Friday, February 18, 2011

Discussion: Setting and Mechanics

When it comes to designing games, there seems to be two schools of thought. One, that the setting should be interwoven with the mechanics of the game, making one seamless entity. Two, that the setting and mechanics should be able to be separated.

Now, obviously with two the mechanics would still need to work for the setting. Encourage the same kind of themes, tropes, and stories that the setting was made for, but it would be easier to simply lift the system out if someone wanted to.

Personally, I've found myself fond of this method. Being able to dust the system off, shake it free of the trappings i found it in, and re-purpose it to whatever I want to do with it. However, I've heard people swear by the other method. Liking it when a game's setting and mechanics have been joined together at the hip.

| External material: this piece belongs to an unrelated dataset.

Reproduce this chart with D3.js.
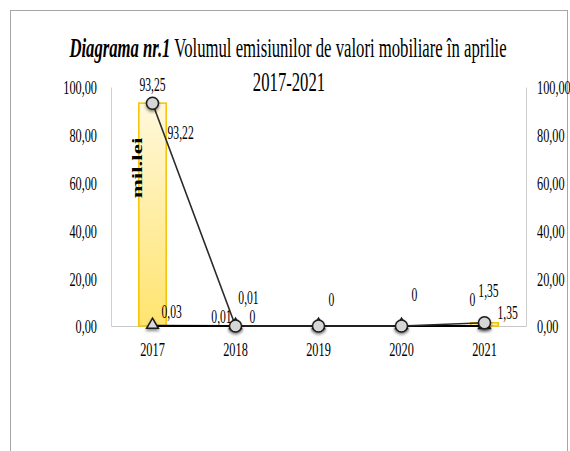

So, for today's discussion I figured I'd ask you, the readers, which do you prefer? Also, can you point out some great examples of either method? L5R's Roll and Keep system is probably one of the more prominent examples in my head right now for type 2. The same with the Cortex system, which is used to power a bunch of vastly differently themed tv-show based RPGs. What about Type 1?


  1. I suppose at it's core any system can be reflavored to fit with any setting if you're up for it; some systems just aren't made for it. One example of a system that has its mechanics interwoven with it's setting is Shadowrun. The rulebook is practically a novel with the rules in there somewhere. Misspent Youths is another example of a system built around a setting, or at least the idea of a rebel group of teenagers fighting against an overpowering authority. 4th edition Dungeons and Dragons depends heavily on magic items and character powers that to make it into something other than fantasy takes an awful lot of effort and changes to the rules.

    Then there are games like BRP and WR&M that are specifically designed to be reskinned into many different genres.

    I, like you, prefer type 2, especially for one-shot sessions as I don't feel forced to stick with a certain genre. With campaigns I don't really mind if a system can be reskinned or not because I can just pick the system that works for the genre I want to run. Of course, I am a rules-light junkie, so if you show me a system with few to no rules, I'll show you every possible genre that system can easily fit into.

  2. I find that games with rules taylor made to the game run lighter than a game that is generic. Look at the Gurps Tactical Shooter PDF that just came out. It does a good job of tailoring rules to a "Universal" system but takes piles of rules to hone itself to any one setting. Some players love that (I used to now I don't have the time for it). Others are so lost they don't know where to start.

    Now there are universal rules light systems out there like Risus. It's great for a one off adventure because there's only a few simple rules to learn.

    I guess my point (if I had one) is that the type 1 style can achieve a lot more of a single goal with less. If it's a one off game, I don't know that I'd care to learn a whole new system but sometimes those whole new systems can be so lean that they take all of 20 min to learn.

  3. Mechanics should be integral to the setting. For example, a Blade Runner RPG should have mechanics to determine, during play, whether you are a replicant or a human. That's a big part of the story, and there really should be a mechanic for it. Thus using a game system that is "generic" enough to be repurposed, you would need to develop this additional rule structure.

    I have no problems with repurposing systems, but I definitely feel that part of it should involve building a few mechanics that make the game match the theme.

  4. Dyson,

    I'm not sure you would need a specific mechanic to know if you were a replicant or not. Just somewhere to jot it down on the sheet. From what I recall of the movie, the whole point was you couldn't really tell the two apart until the replicant ended up out performing a normal human.

    That being said, I am curious what type of mechanic you would be looking for for it?

  5. OneDTwelve, what is BRP? Not sure I am familiar with it.

    Emmet: Have you checked out, I believe it is Pelgrane's stuff? They do Robin D. Laws' gumshoe system, but one of their rules is "fast to learn, fast to play". The idea being that you should be able to read through, and learn, their system in 40 minutes or less, and explain it in 5 or less. I haven't had a chance to run the EsoTerrorists for my group yet, but am hoping to get a shot soon.

  6. BRP is Basic Role-Playing system. It's the same system used by the Call of Cthulhu role-playing game.

  7. A.L: I've heard of it but never stumbled across a copy I'll check it out. For even more examples of very fast systems to pick up on take a look at 1KM1KT especially at the 24hr challenges. And BRP is a system that uses a roll under percentile system. I don't know how far that stretches, Star Frontiers started out as BRP and then had other stuff tacked on in Zebulon's Guide. The Artifact is sort of BRP except there's progressive levels for contested rolls.